GIVEN REQUEST
In your copy, include every line of the listing below exactly but none of the pictures.

DATA EXTRACT
>> Begin

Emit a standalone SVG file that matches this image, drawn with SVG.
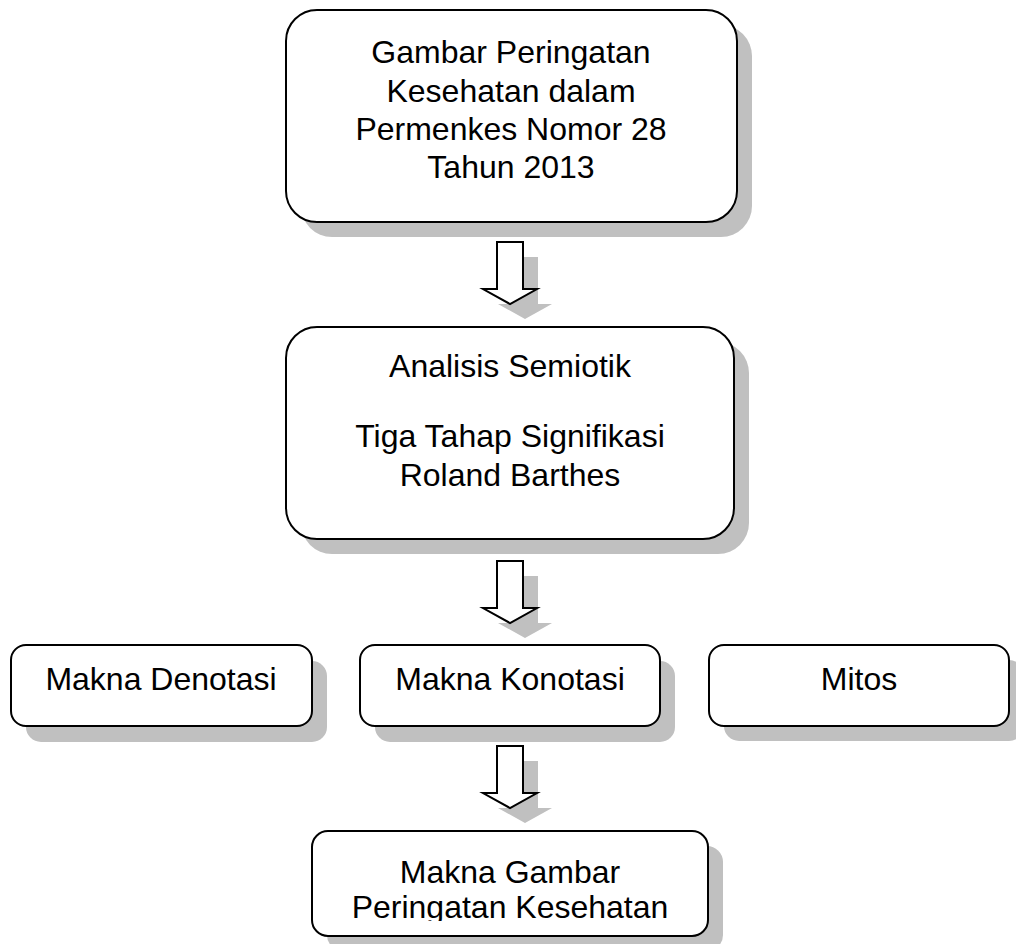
<svg xmlns="http://www.w3.org/2000/svg" width="1016" height="944" viewBox="0 0 1016 944">
<style>
.box{fill:#fff;stroke:#000;stroke-width:2}
.sh{fill:#c0c0c0;stroke:none}
.arr{fill:#fff;stroke:#000;stroke-width:2;stroke-linejoin:miter}
text{font-family:"Liberation Sans",Arial,sans-serif;font-size:32px;fill:#000;text-anchor:middle}
</style>
<defs>
<path id="arrowShape" d="M-13,0 H13 V47 H27 L0,62 L-27,47 H-13 Z"/>
<clipPath id="clipB4"><rect x="312" y="831" width="396" height="90"/></clipPath>
</defs>
<g id="connectors">
<g transform="translate(510,242)">
<use href="#arrowShape" class="sh" transform="translate(15,15)"/>
<use href="#arrowShape" class="arr"/>
</g>
<g transform="translate(510,561)">
<use href="#arrowShape" class="sh" transform="translate(15,15)"/>
<use href="#arrowShape" class="arr"/>
</g>
<g transform="translate(510,746)">
<use href="#arrowShape" class="sh" transform="translate(15,15)"/>
<use href="#arrowShape" class="arr"/>
</g>
</g>
<g id="node-gambar">
<rect class="sh" x="301" y="25" width="451" height="212" rx="31"/>
<rect class="box" x="286" y="10" width="451" height="212" rx="31"/>
<text x="511" y="63">Gambar Peringatan</text>
<text x="511" y="102">Kesehatan dalam</text>
<text x="511" y="140">Permenkes Nomor 28</text>
<text x="511" y="178">Tahun 2013</text>
</g>
<g id="node-analisis">
<rect class="sh" x="301" y="342" width="448" height="212" rx="31"/>
<rect class="box" x="286" y="327" width="448" height="212" rx="31"/>
<text x="510" y="377">Analisis Semiotik</text>
<text x="510" y="447">Tiga Tahap Signifikasi</text>
<text x="510" y="486">Roland Barthes</text>
</g>
<g id="node-denotasi">
<rect class="sh" x="26" y="661" width="301" height="81" rx="15"/>
<rect class="box" x="11" y="645" width="301" height="81" rx="15"/>
<text x="161" y="690">Makna Denotasi</text>
</g>
<g id="node-konotasi">
<rect class="sh" x="375" y="661" width="300" height="81" rx="15"/>
<rect class="box" x="360" y="645" width="300" height="81" rx="15"/>
<text x="510" y="690">Makna Konotasi</text>
</g>
<g id="node-mitos">
<rect class="sh" x="724" y="660" width="300" height="81" rx="15"/>
<rect class="box" x="709" y="645" width="300" height="81" rx="15"/>
<text x="859" y="690">Mitos</text>
</g>
<g id="node-makna-gambar">
<rect class="sh" x="327" y="846" width="396" height="105" rx="16"/>
<rect class="box" x="312" y="831" width="396" height="105" rx="16"/>
<text x="510" y="883">Makna Gambar</text>
<text x="510" y="918" clip-path="url(#clipB4)">Peringatan Kesehatan</text>
</g>
</svg>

>> End

EXERCISE RESPONSE
Emit a standalone SVG file that matches this image, drawn with SVG.
<svg xmlns="http://www.w3.org/2000/svg" width="1016" height="944" viewBox="0 0 1016 944">
<style>
.box{fill:#fff;stroke:#000;stroke-width:2}
.sh{fill:#c0c0c0;stroke:none}
.arr{fill:#fff;stroke:#000;stroke-width:2;stroke-linejoin:miter}
text{font-family:"Liberation Sans",Arial,sans-serif;font-size:32px;fill:#000;text-anchor:middle}
</style>
<defs>
<path id="arrowShape" d="M-13,0 H13 V47 H27 L0,62 L-27,47 H-13 Z"/>
<clipPath id="clipB4"><rect x="312" y="831" width="396" height="90"/></clipPath>
</defs>
<g id="connectors">
<g transform="translate(510,242)">
<use href="#arrowShape" class="sh" transform="translate(15,15)"/>
<use href="#arrowShape" class="arr"/>
</g>
<g transform="translate(510,561)">
<use href="#arrowShape" class="sh" transform="translate(15,15)"/>
<use href="#arrowShape" class="arr"/>
</g>
<g transform="translate(510,746)">
<use href="#arrowShape" class="sh" transform="translate(15,15)"/>
<use href="#arrowShape" class="arr"/>
</g>
</g>
<g id="node-gambar">
<rect class="sh" x="301" y="25" width="451" height="212" rx="31"/>
<rect class="box" x="286" y="10" width="451" height="212" rx="31"/>
<text x="511" y="63">Gambar Peringatan</text>
<text x="511" y="102">Kesehatan dalam</text>
<text x="511" y="140">Permenkes Nomor 28</text>
<text x="511" y="178">Tahun 2013</text>
</g>
<g id="node-analisis">
<rect class="sh" x="301" y="342" width="448" height="212" rx="31"/>
<rect class="box" x="286" y="327" width="448" height="212" rx="31"/>
<text x="510" y="377">Analisis Semiotik</text>
<text x="510" y="447">Tiga Tahap Signifikasi</text>
<text x="510" y="486">Roland Barthes</text>
</g>
<g id="node-denotasi">
<rect class="sh" x="26" y="661" width="301" height="81" rx="15"/>
<rect class="box" x="11" y="645" width="301" height="81" rx="15"/>
<text x="161" y="690">Makna Denotasi</text>
</g>
<g id="node-konotasi">
<rect class="sh" x="375" y="661" width="300" height="81" rx="15"/>
<rect class="box" x="360" y="645" width="300" height="81" rx="15"/>
<text x="510" y="690">Makna Konotasi</text>
</g>
<g id="node-mitos">
<rect class="sh" x="724" y="660" width="300" height="81" rx="15"/>
<rect class="box" x="709" y="645" width="300" height="81" rx="15"/>
<text x="859" y="690">Mitos</text>
</g>
<g id="node-makna-gambar">
<rect class="sh" x="327" y="846" width="396" height="105" rx="16"/>
<rect class="box" x="312" y="831" width="396" height="105" rx="16"/>
<text x="510" y="883">Makna Gambar</text>
<text x="510" y="918" clip-path="url(#clipB4)">Peringatan Kesehatan</text>
</g>
</svg>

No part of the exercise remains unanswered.